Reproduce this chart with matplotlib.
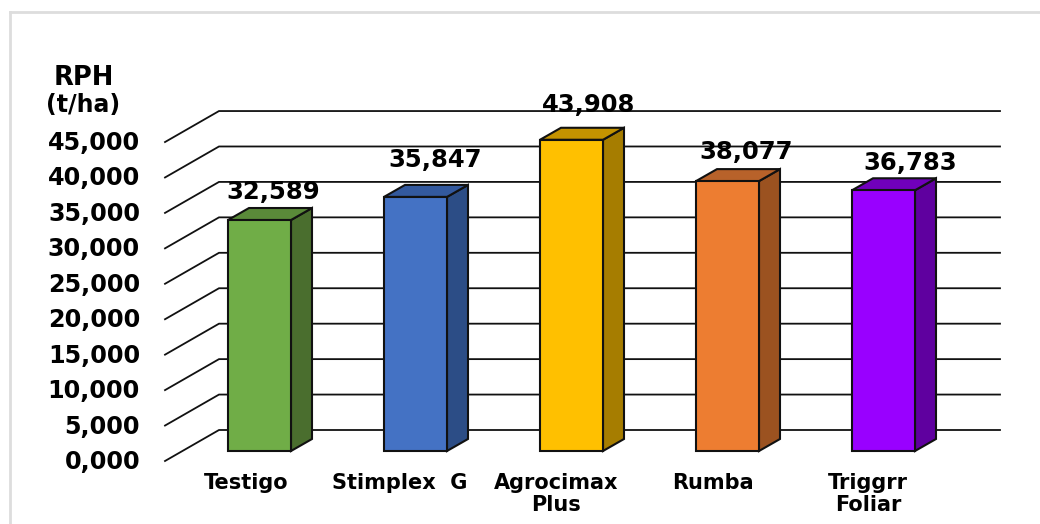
import matplotlib
matplotlib.use("Agg")
import matplotlib.pyplot as plt
from matplotlib.patches import Polygon, Rectangle

plt.rcParams['font.family'] = 'DejaVu Sans'

categories = ["Testigo", "Stimplex  G", "Agrocimax\nPlus", "Rumba", "Triggrr\nFoliar"]
values = [32589, 35847, 43908, 38077, 36783]
value_labels = ["32,589", "35,847", "43,908", "38,077", "36,783"]
ticks = [0, 5000, 10000, 15000, 20000, 25000, 30000, 35000, 40000, 45000]
tick_labels = ["0,000", "5,000", "10,000", "15,000", "20,000", "25,000",
               "30,000", "35,000", "40,000", "45,000"]

front_colors = ["#70AD47", "#4472C4", "#FFC000", "#ED7D31", "#9900FF"]
side_colors = ["#4A6E2E", "#2C4D86", "#A67D00", "#9B5220", "#5F009F"]
top_colors = ["#5A8A39", "#33599E", "#C49300", "#B8622A", "#7000BC"]

# pixel scales of the picture
W, H = 1040, 524
cat_px = 156.0      # px between bars
first_px = 259.5    # centre of first bar
base_px = 451.0     # y of the bar bottoms
val_px = 35.44 / 5000

fig = plt.figure(figsize=(W / 100, H / 100), dpi=100)
ax = fig.add_axes([0, 0, 1, 1])
ax.set_xlim(-first_px / cat_px, (W - first_px) / cat_px)
ax.set_ylim((base_px - H) / val_px, base_px / val_px)
ax.axis('off')

def dx(px):
    return px / cat_px

def dy(px):
    return px / val_px

half = dx(31.5)
depth_x, depth_y = dx(21), dy(12)

# outer frame
x_left = ax.get_xlim()[0]
y_bottom = ax.get_ylim()[0]
y_top = ax.get_ylim()[1]
frame_x = x_left + dx(9.5)
frame_y = y_top - dy(12.5)
ax.plot([frame_x, frame_x], [y_bottom, frame_y], color="#DDDDDD", lw=2, zorder=1)
ax.plot([frame_x, ax.get_xlim()[1]], [frame_y, frame_y], color="#DDDDDD", lw=2, zorder=1)

# gridlines on back wall and side wall
wall_left = x_left + dx(219)
wall_front = x_left + dx(165)
wall_right = x_left + dx(1000)
wall_shift = dy(31)
for t, lab in zip(ticks, tick_labels):
    back = t + dy(21)
    ax.plot([wall_front, wall_left, wall_right], [back - wall_shift, back, back],
            color="#111111", lw=1.3, zorder=2, solid_joinstyle='miter')
    ax.text(x_left + dx(140), back - wall_shift - dy(1), lab, ha='right', va='center',
            fontsize=17.2, fontweight='bold', color="#000000")

# bars
for i, v in enumerate(values):
    l, r = i - half, i + half
    ax.add_patch(Polygon([(r, 0), (r + depth_x, depth_y), (r + depth_x, v + depth_y), (r, v)],
                         fc=side_colors[i], ec="#111111", lw=1.5, zorder=3))
    ax.add_patch(Polygon([(l, v), (r, v), (r + depth_x, v + depth_y), (l + depth_x, v + depth_y)],
                         fc=top_colors[i], ec="#111111", lw=1.5, zorder=3))
    ax.add_patch(Rectangle((l, 0), 2 * half, v, fc=front_colors[i], ec="#111111", lw=1.5, zorder=4))

# value labels sit by hand in the original, offsets in px
label_off_x = [13.5, 19.5, 17.5, 18.5, 26.5]
label_off_y = [28, 37, 35, 29, 27]
for i, v in enumerate(values):
    ax.text(i + dx(label_off_x[i]), v + dy(label_off_y[i]), value_labels[i], ha='center', va='center',
            fontsize=17.5, fontweight='bold', color="#000000", zorder=6)

# category labels
cat_off_x = [-13.5, -15.5, -15.5, -14.5, -15.5]
for i, c in enumerate(categories):
    ax.text(i + dx(cat_off_x[i]), dy(base_px - 473), c, ha='center', va='top',
            fontsize=15, fontweight='bold', color="#000000", linespacing=1.12)

ax.text(x_left + dx(84), dy(base_px - 78), "RPH", ha='center', va='center',
        fontsize=18.5, fontweight='bold', color="#000000")
ax.text(x_left + dx(83), dy(base_px - 105), "(t/ha)", ha='center', va='center',
        fontsize=17, fontweight='bold', color="#000000")

fig.savefig("out.png", dpi=100, facecolor='white')
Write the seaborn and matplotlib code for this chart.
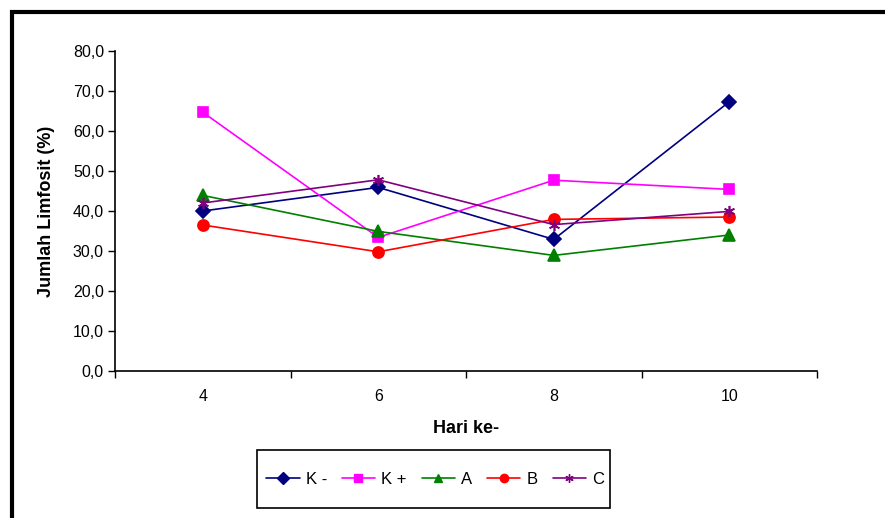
import numpy as np
import pandas as pd
import seaborn as sns
import matplotlib
matplotlib.use("Agg")
import matplotlib.pyplot as plt
from matplotlib.patches import Rectangle
from matplotlib.ticker import FuncFormatter, FixedLocator

# data
hari = ["4", "6", "8", "10"]
k_minus = [40.0, 45.9, 32.9, 67.3]
k_plus = [64.7, 33.4, 47.7, 45.4]
grp_a = [43.9, 34.9, 28.9, 34.0]
grp_b = [36.5, 29.8, 37.9, 38.5]
grp_c = [42.0, 47.8, 36.6, 39.9]

groups = ["K -", "K +", "A", "B", "C"]
values = [k_minus, k_plus, grp_a, grp_b, grp_c]
colors = ["#000080", "#FF00FF", "#008000", "#FF0000", "#800080"]
markers = ["D", "s", "^", "o", (6, 2, 0)]
msizes = [7.5, 7.5, 8.5, 8, 8]

rows = []
for g, vals in zip(groups, values):
    for h, v in zip(hari, vals):
        rows.append({"Hari ke-": h, "val": v, "grp": g})
df = pd.DataFrame(rows)

sns.set_style("white")
plt.rcParams["font.family"] = ["Liberation Sans", "DejaVu Sans"]
for k in ["text.color", "axes.labelcolor", "xtick.color", "ytick.color"]:
    plt.rcParams[k] = "black"

fig = plt.figure(figsize=(8.85, 5.18), dpi=100)
ax = fig.add_axes([115 / 885, 1 - 371 / 518, 702 / 885, 320 / 518])

handles = []
for g, c, m, ms in zip(groups, colors, markers, msizes):
    sub = df[df["grp"] == g]
    sns.lineplot(data=sub, x="Hari ke-", y="val", ax=ax, color=c,
                 marker=m, markersize=ms, markeredgecolor=c, markeredgewidth=1.2,
                 linewidth=1.2, sort=False)
    handles.append(plt.Line2D([], [], color=c, marker=m, markersize=ms * 0.75,
                              markeredgecolor=c, linewidth=1.2))

ax.set_xlim(-0.5, 3.5)
ax.set_ylim(0, 80)
ax.set_yticks(np.arange(0, 81, 10))
ax.yaxis.set_major_formatter(FuncFormatter(lambda v, p: f"{v:.1f}".replace(".", ",")))
ax.set_xticks(range(len(hari)))
ax.set_xticklabels(hari)
ax.xaxis.set_minor_locator(FixedLocator(np.arange(-0.5, 3.6, 1.0)))
ax.tick_params(axis="x", which="major", length=0, pad=13, labelsize=11.5)
ax.tick_params(axis="x", which="minor", length=5, width=1, direction="out", bottom=True)
ax.tick_params(axis="y", length=5, width=1, direction="out", left=True, labelsize=11.5, pad=3)

for s in ["top", "right"]:
    ax.spines[s].set_visible(False)
for s in ["left", "bottom"]:
    ax.spines[s].set_color("black")
    ax.spines[s].set_linewidth(1.2)

ax.set_xlabel("Hari ke-", fontsize=13, fontweight="bold")
ax.set_ylabel("Jumlah Limfosit (%)", fontsize=13, fontweight="bold")
ax.xaxis.set_label_coords(0.5, -0.153)
ax.yaxis.set_label_coords(-0.085, 0.5)

leg = fig.legend(handles, groups, loc="center", bbox_to_anchor=(435 / 885, 1 - 479 / 518),
                 ncol=5, frameon=False, fontsize=12, handlelength=2.0,
                 columnspacing=0.9, handletextpad=0.36, borderaxespad=0)

# legend box and outer chart border
fig.patches.append(Rectangle((257 / 885, 1 - 508 / 518), 353 / 885, 58 / 518,
                             transform=fig.transFigure, fill=False,
                             edgecolor="black", linewidth=1.2))
fig.patches.append(Rectangle((12 / 885, -0.2), 1.2, 1.2 - 12 / 518,
                             transform=fig.transFigure, fill=False,
                             edgecolor="black", linewidth=3, clip_on=False))

fig.savefig("out.png", dpi=100)
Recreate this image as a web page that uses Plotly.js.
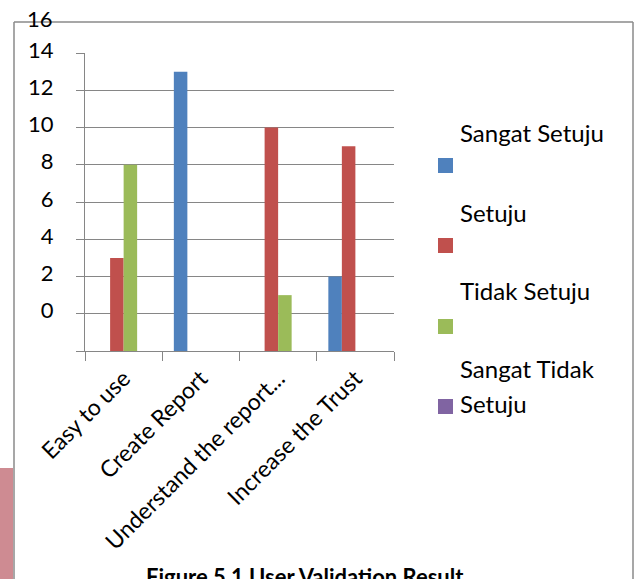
<!DOCTYPE html>
<html>
<head>
<meta charset="utf-8">
<script src="https://cdn.plot.ly/plotly-3.0.1.min.js"></script>
<style>html,body{margin:0;padding:0;background:#fff;}#chart{width:637px;height:579px;}</style>
</head>
<body>
<div id="chart"></div>
<script>
// ---- data ----
const categories = ["Easy to use", "Create Report", "Understand the report...", "Increase the Trust"];
const seriesNames = ["Sangat Setuju", "Setuju", "Tidak Setuju", "Sangat Tidak Setuju"];
const sangatSetuju = [0, 15, 0, 4];
const setuju = [5, 0, 12, 11];
const tidakSetuju = [10, 0, 3, 0];
const sangatTidakSetuju = [0, 0, 0, 0];
const yTickLabels = ["0", "2", "4", "6", "8", "10", "12", "14", "16"];
const caption = "Figure 5.1 User Validation Result";

// ---- styling / layout ----
const colors = ["#4F81BD", "#C0504D", "#9BBB59", "#8064A2"];
const W = 637, H = 579;
const PL = 85, PR = 394, PT = 53, PB = 351;
const px = x => (x - PL) / (PR - PL);
const py = y => (PB - y) / (PB - PT);
const FONT = "Lato, 'Liberation Sans', sans-serif";
const GRID = "#868686";
const BORDER = "#8a8a8a";

const seriesValues = [sangatSetuju, setuju, tidakSetuju, sangatTidakSetuju];
const traces = seriesValues.map((vals, i) => ({
  type: "bar",
  name: seriesNames[i],
  x: categories,
  y: vals,
  marker: { color: colors[i], line: { width: 0 } },
  showlegend: false,
  hoverinfo: "x+y+name"
}));

// y axis: labels drawn one grid step above where the values sit (as in the source image)
const step = 2;
const yMax = (yTickLabels.length - 1) * step;
const tickVals = [0];
const tickText = [""];
for (let i = 0; i < yTickLabels.length - 1; i++) {
  tickVals.push((i + 1) * step);
  tickText.push(yTickLabels[i]);
}
const topLabelPos = yTickLabels.length * step;

const annotations = [];
const shapes = [];

// top tick label that sits above the plot area
annotations.push({
  xref: "paper", yref: "paper", x: px(55), y: topLabelPos / yMax, yshift: -3,
  xanchor: "right", yanchor: "middle", showarrow: false,
  text: yTickLabels[yTickLabels.length - 1],
  font: { family: FONT, size: 22, color: "#000" }
});

// custom legend: text above each marker
const LEG = 24;
const legendTextY = [132, 212, 290];
const legendMarkY = [158, 238, 319, 399];
for (let i = 0; i < 3; i++) {
  annotations.push({
    xref: "paper", yref: "paper", x: px(458), y: py(legendTextY[i]),
    xanchor: "left", yanchor: "middle", showarrow: false,
    text: seriesNames[i], font: { family: FONT, size: LEG, color: "#000" }
  });
}
const lastWords = seriesNames[3].split(" ");
annotations.push({
  xref: "paper", yref: "paper", x: px(458), y: py(368),
  xanchor: "left", yanchor: "middle", showarrow: false,
  text: lastWords.slice(0, 2).join(" "), font: { family: FONT, size: LEG, color: "#000" }
});
annotations.push({
  xref: "paper", yref: "paper", x: px(458), y: py(403),
  xanchor: "left", yanchor: "middle", showarrow: false,
  text: lastWords.slice(2).join(" "), font: { family: FONT, size: LEG, color: "#000" }
});
for (let i = 0; i < 4; i++) {
  shapes.push({
    type: "rect", xref: "paper", yref: "paper",
    x0: px(438), x1: px(453), y0: py(legendMarkY[i]), y1: py(legendMarkY[i] + 15),
    fillcolor: colors[i], line: { width: 0 }
  });
}

// caption
annotations.push({
  xref: "paper", yref: "paper", x: px(305), y: py(576),
  xanchor: "center", yanchor: "middle", showarrow: false,
  text: "<b>" + caption + "</b>", font: { family: FONT, size: 22, color: "#000" }
});

// chart border (left, top, right)
[[14, 22, 14, 579], [14, 22, 633, 22], [633, 22, 633, 579]].forEach(s => {
  shapes.push({
    type: "line", xref: "paper", yref: "paper",
    x0: px(s[0]), y0: py(s[1]), x1: px(s[2]), y1: py(s[3]),
    line: { color: BORDER, width: 1.5 }
  });
});
// faint pink watermark at lower left
shapes.push({
  type: "rect", xref: "paper", yref: "paper",
  x0: px(0), x1: px(13), y0: py(468), y1: py(579),
  fillcolor: "rgba(190,100,110,0.75)", line: { width: 0 }, layer: "below"
});

const layout = {
  width: W, height: H,
  margin: { l: PL, r: W - PR, t: PT, b: H - PB, pad: 0 },
  paper_bgcolor: "#fff", plot_bgcolor: "#fff",
  font: { family: FONT, size: 22, color: "#000" },
  barmode: "group", bargap: 0.3, bargroupgap: 0,
  showlegend: false,
  xaxis: {
    type: "category",
    tickson: "boundaries",
    ticks: "outside", ticklen: 9, tickcolor: GRID, tickwidth: 1,
    showline: true, linecolor: GRID, linewidth: 1,
    showgrid: false, zeroline: false,
    tickangle: -45,
    ticklabelstandoff: 4,
    tickfont: { family: FONT, size: 23, color: "#000" }
  },
  yaxis: {
    range: [0, yMax],
    tickmode: "array", tickvals: tickVals, ticktext: tickText,
    ticks: "outside", ticklen: 8, tickcolor: GRID, tickwidth: 1,
    showline: true, linecolor: GRID, linewidth: 1,
    showgrid: true, gridcolor: GRID, gridwidth: 1,
    zeroline: false,
    ticklabelstandoff: 18,
    ticklabelshift: -3,
    tickfont: { family: FONT, size: 22, color: "#000" }
  },
  annotations: annotations,
  shapes: shapes
};

Plotly.newPlot("chart", traces, layout, { staticPlot: true, displayModeBar: false });
</script>
</body>
</html>
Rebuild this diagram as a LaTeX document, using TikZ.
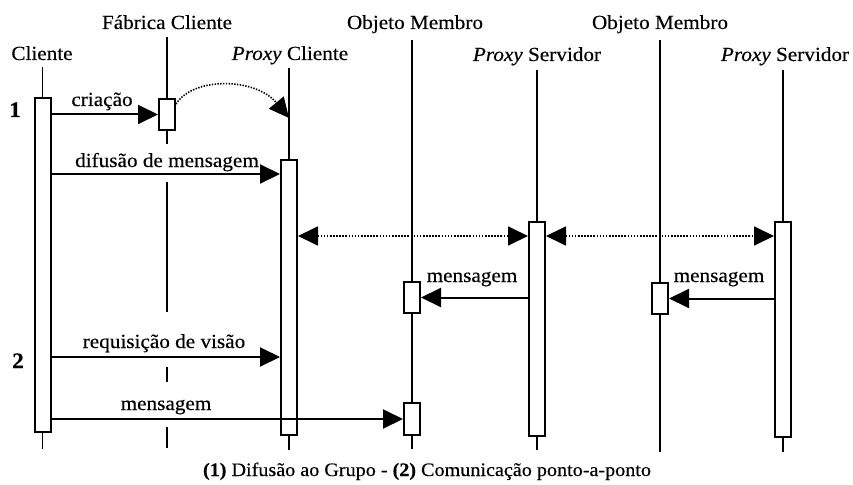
\documentclass[tikz,border=0pt]{standalone}
\usepackage{fontspec}
\setmainfont{Liberation Serif}[FakeStretch=1.06, FakeBold=0.35]
\usetikzlibrary{arrows.meta}

\begin{document}
\begin{tikzpicture}[x=1pt,y=-1pt,
  txt/.style={font=\fontsize{20}{24}\selectfont, inner sep=0pt, anchor=base},
  num/.style={font=\fontsize{22}{26}\selectfont\bfseries, inner sep=0pt, anchor=base},
  life/.style={line width=1.8pt},
  act/.style={draw, fill=white, line width=2pt, minimum width=16pt, inner sep=0pt},
  msg/.style={line width=2pt, -{Triangle[length=20pt,width=19pt]}},
  grp/.style={line width=1.8pt, dash pattern=on 1.6pt off 1.5pt,
              {Triangle[length=20pt,width=19pt]}-{Triangle[length=20pt,width=19pt]}},
  creat/.style={line width=1.6pt, dash pattern=on 1.4pt off 1.4pt,
              -{Triangle[length=20pt,width=19pt]}}]

\useasboundingbox (0,0) rectangle (853,484);

% object headers
\node[txt] (hCli)  at (42,60)  {Cliente};
\node[txt] (hFab)  at (167,29) {Fábrica Cliente};
\node[txt] (hPc)   at (290,60) {\textit{Proxy} Cliente};
\node[txt] (hOm1)  at (415,29) {Objeto Membro};
\node[txt] (hPs1)  at (537,61) {\textit{Proxy} Servidor};
\node[txt] (hOm2)  at (660,29) {Objeto Membro};
\node[txt] (hPs2)  at (785,61) {\textit{Proxy} Servidor};

% lifelines
\coordinate (cliTop) at (42.5,67);  \coordinate (cliEnd) at (42.5,449);
\coordinate (pcTop)  at (289,68);   \coordinate (pcEnd)  at (289,450);
\coordinate (om1Top) at (412,40);   \coordinate (om1End) at (412,449);
\coordinate (ps1Top) at (537,70);   \coordinate (ps1End) at (537,450);
\coordinate (om2Top) at (660,40);   \coordinate (om2End) at (660,452);
\coordinate (ps2Top) at (783,70);   \coordinate (ps2End) at (783,452);
\draw[life] (cliTop) -- (cliEnd);
\draw[life] (pcTop)  -- (pcEnd);
\draw[life] (om1Top) -- (om1End);
\draw[life] (ps1Top) -- (ps1End);
\draw[life] (om2Top) -- (om2End);
\draw[life] (ps2Top) -- (ps2End);
% the factory lifeline is broken where messages pass over it
\draw[life] (167,37) -- (167,99)
            (167,130) -- (167,144)
            (167,182) -- (167,312)
            (167,367) -- (167,382)
            (167,427) -- (167,448);

% activation boxes
\node[act, minimum height=334pt] (cliBox) at (42.5,265)  {};
\node[act, minimum height=31pt]  (fabBox) at (167,114.5) {};
\node[act, minimum height=275pt] (pcBox)  at (289,297.5) {};
\node[act, minimum height=31pt]  (om1a)   at (412,297.5) {};
\node[act, minimum height=32pt]  (om1b)   at (412,419)   {};
\node[act, minimum height=214pt] (ps1Box) at (537,329)   {};
\node[act, minimum height=31pt]  (om2Box) at (660,298.5) {};
\node[act, minimum height=215pt] (ps2Box) at (783,329.5) {};

% phase markers
\node[num] (n1) at (15,117) {1};
\node[num] (n2) at (18,368) {2};

% message levels
\coordinate (yDif) at (0,174);
\coordinate (yGrp) at (0,236);
\coordinate (yReq) at (0,357);

% creation of the client proxy
\draw[msg] (cliBox.east |- fabBox) -- (fabBox.west);
\node[txt] (lCria) at (102,106) {criação};
\coordinate (arcS) at (176,104);
\coordinate (arcE) at (289,118);
\draw[creat] (arcS) .. controls (194,76) and (256,78) .. (arcE);

% group broadcast
\draw[msg] (cliBox.east |- yDif) -- (pcBox.west |- yDif);
\node[txt] (lDif) at (167,167) {difusão de mensagem};
\draw[grp] (pcBox.east |- yGrp) -- (ps1Box.west |- yGrp);
\draw[grp] (ps1Box.east |- yGrp) -- (ps2Box.west |- yGrp);
\draw[msg] (ps1Box.west |- om1a) -- (om1a.east);
\node[txt] (lMsg1) at (472,282) {mensagem};
\draw[msg] (ps2Box.west |- om2Box) -- (om2Box.east);
\node[txt] (lMsg2) at (719,282) {mensagem};

% point-to-point
\draw[msg] (cliBox.east |- yReq) -- (pcBox.west |- yReq);
\node[txt] (lReq) at (164,348) {requisição de visão};
\draw[msg] (cliBox.east |- om1b) -- (om1b.west);
\node[txt] (lMsg3) at (166,410) {mensagem};

% caption
\node[txt, font=\fontsize{19}{23}\selectfont] (cap) at (427,476)
  {\textbf{(1)} Difusão ao Grupo - \textbf{(2)} Comunicação ponto-a-ponto};
\end{tikzpicture}
\end{document}
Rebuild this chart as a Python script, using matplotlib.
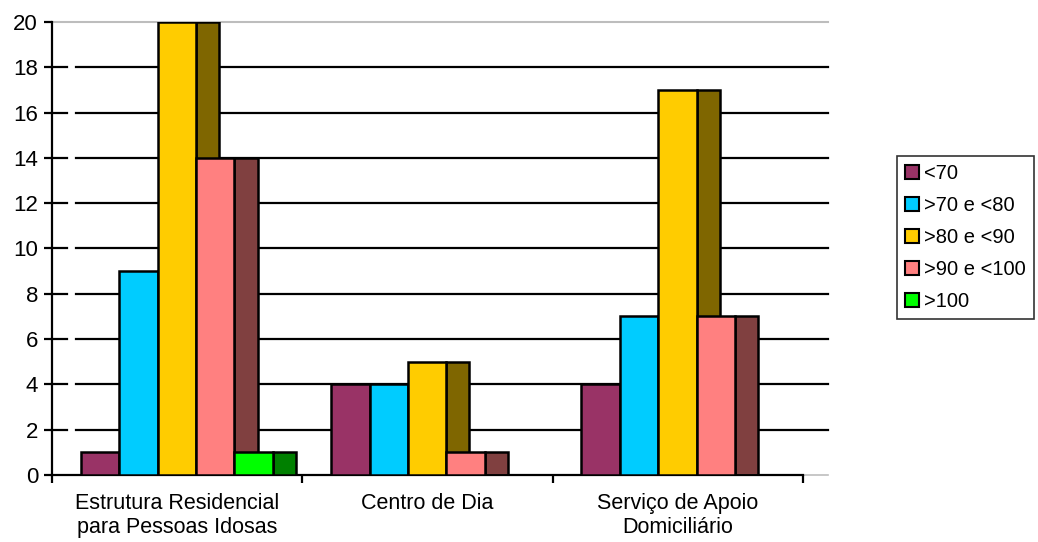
import numpy as np
import matplotlib.pyplot as plt
from matplotlib.patches import Patch

plt.rcParams['font.family'] = ['Liberation Sans', 'DejaVu Sans']

## Data
categories = ['Estrutura Residencial\npara Pessoas Idosas', 'Centro de Dia',
              'Serviço de Apoio\nDomiciliário']
series = ['<70', '>70 e <80', '>80 e <90', '>90 e <100', '>100']
v_lt70 = [1, 4, 4]
v_70_80 = [9, 4, 7]
v_80_90 = [20, 5, 17]
v_90_100 = [14, 1, 7]
v_gt100 = [1, 0, 0]
values = [v_lt70, v_70_80, v_80_90, v_90_100, v_gt100]

front_cols = ['#993366', '#00CCFF', '#FFCC00', '#FF8080', '#00FF00']
side_cols = ['#4C1933', '#00667F', '#7F6600', '#804040', '#008000']

## Layout
fig = plt.figure(figsize=(10.38, 5.42), dpi=100)
ax = fig.add_axes([52/1038, 1-475/542, (828-52)/1038, (475-22)/542])

start = 0.115   # first bar offset inside a group
bw = 0.1535     # bar width
depth = 0.092   # 3d side width
x = np.arange(len(categories))

for j, vals in enumerate(values):
    left = x + start + j*bw
    ax.bar(left + bw, vals, width=depth, align='edge', color=side_cols[j],
           edgecolor='black', linewidth=1.8, zorder=3+j)
    ax.bar(left, vals, width=bw, align='edge', color=front_cols[j],
           edgecolor='black', linewidth=1.8, zorder=3+j)

## gridlines (back wall) with the small gap near the axis
for yv in range(2, 20, 2):
    ax.plot([0, 0.06], [yv, yv], color='black', lw=1.6, zorder=1, clip_on=False)
    ax.plot([0.096, 3.1], [yv, yv], color='black', lw=1.6, zorder=1, clip_on=False)
ax.plot([0, 3.1], [20, 20], color='#bdbdbd', lw=1.5, zorder=1, clip_on=False)
ax.plot([3.0, 3.1], [0, 0], color='#bdbdbd', lw=1.2, zorder=1, clip_on=False)

ax.set_xlim(0, 3.1)
ax.set_ylim(0, 20)
ax.set_yticks(range(0, 21, 2))
ax.set_xticks(x + 0.5)
ax.set_xticklabels(categories)
ax.set_xticks([0, 1, 2, 3], minor=True)
ax.tick_params(axis='x', which='major', length=0, pad=13, labelsize=15.5)
ax.tick_params(axis='x', which='minor', length=6, width=1.6, direction='out')
ax.tick_params(axis='y', length=6, width=1.6, direction='out', pad=4, labelsize=16)

for s in ['top', 'right']:
    ax.spines[s].set_visible(False)
ax.spines['left'].set_linewidth(1.6)
ax.spines['bottom'].set_linewidth(1.6)
ax.spines['bottom'].set_bounds(0, 3.0)

handles = [Patch(facecolor=c, edgecolor='black', linewidth=1.5) for c in front_cols]
leg = fig.legend(handles, series, loc='upper left', bbox_to_anchor=(897/1038, 1-156/542),
                 fontsize=14.5, frameon=True, fancybox=False, handlelength=0.7,
                 handleheight=0.7, handletextpad=0.25, labelspacing=0.65,
                 borderpad=0.4, borderaxespad=0)
leg.get_frame().set_edgecolor('black')
leg.get_frame().set_linewidth(1.2)

fig.savefig('out.png', dpi=100)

*Goal*: Repeat the records above exactly, from the first line through the line containing "depth_x, depth_y = dx(21), dy(12)", and leave out the pictures.

*Output for this exercise*:
Reproduce this chart with matplotlib.
import matplotlib
matplotlib.use("Agg")
import matplotlib.pyplot as plt
from matplotlib.patches import Polygon, Rectangle

plt.rcParams['font.family'] = 'DejaVu Sans'

categories = ["Testigo", "Stimplex  G", "Agrocimax\nPlus", "Rumba", "Triggrr\nFoliar"]
values = [32589, 35847, 43908, 38077, 36783]
value_labels = ["32,589", "35,847", "43,908", "38,077", "36,783"]
ticks = [0, 5000, 10000, 15000, 20000, 25000, 30000, 35000, 40000, 45000]
tick_labels = ["0,000", "5,000", "10,000", "15,000", "20,000", "25,000",
               "30,000", "35,000", "40,000", "45,000"]

front_colors = ["#70AD47", "#4472C4", "#FFC000", "#ED7D31", "#9900FF"]
side_colors = ["#4A6E2E", "#2C4D86", "#A67D00", "#9B5220", "#5F009F"]
top_colors = ["#5A8A39", "#33599E", "#C49300", "#B8622A", "#7000BC"]

# pixel scales of the picture
W, H = 1040, 524
cat_px = 156.0      # px between bars
first_px = 259.5    # centre of first bar
base_px = 451.0     # y of the bar bottoms
val_px = 35.44 / 5000

fig = plt.figure(figsize=(W / 100, H / 100), dpi=100)
ax = fig.add_axes([0, 0, 1, 1])
ax.set_xlim(-first_px / cat_px, (W - first_px) / cat_px)
ax.set_ylim((base_px - H) / val_px, base_px / val_px)
ax.axis('off')

def dx(px):
    return px / cat_px

def dy(px):
    return px / val_px

half = dx(31.5)
depth_x, depth_y = dx(21), dy(12)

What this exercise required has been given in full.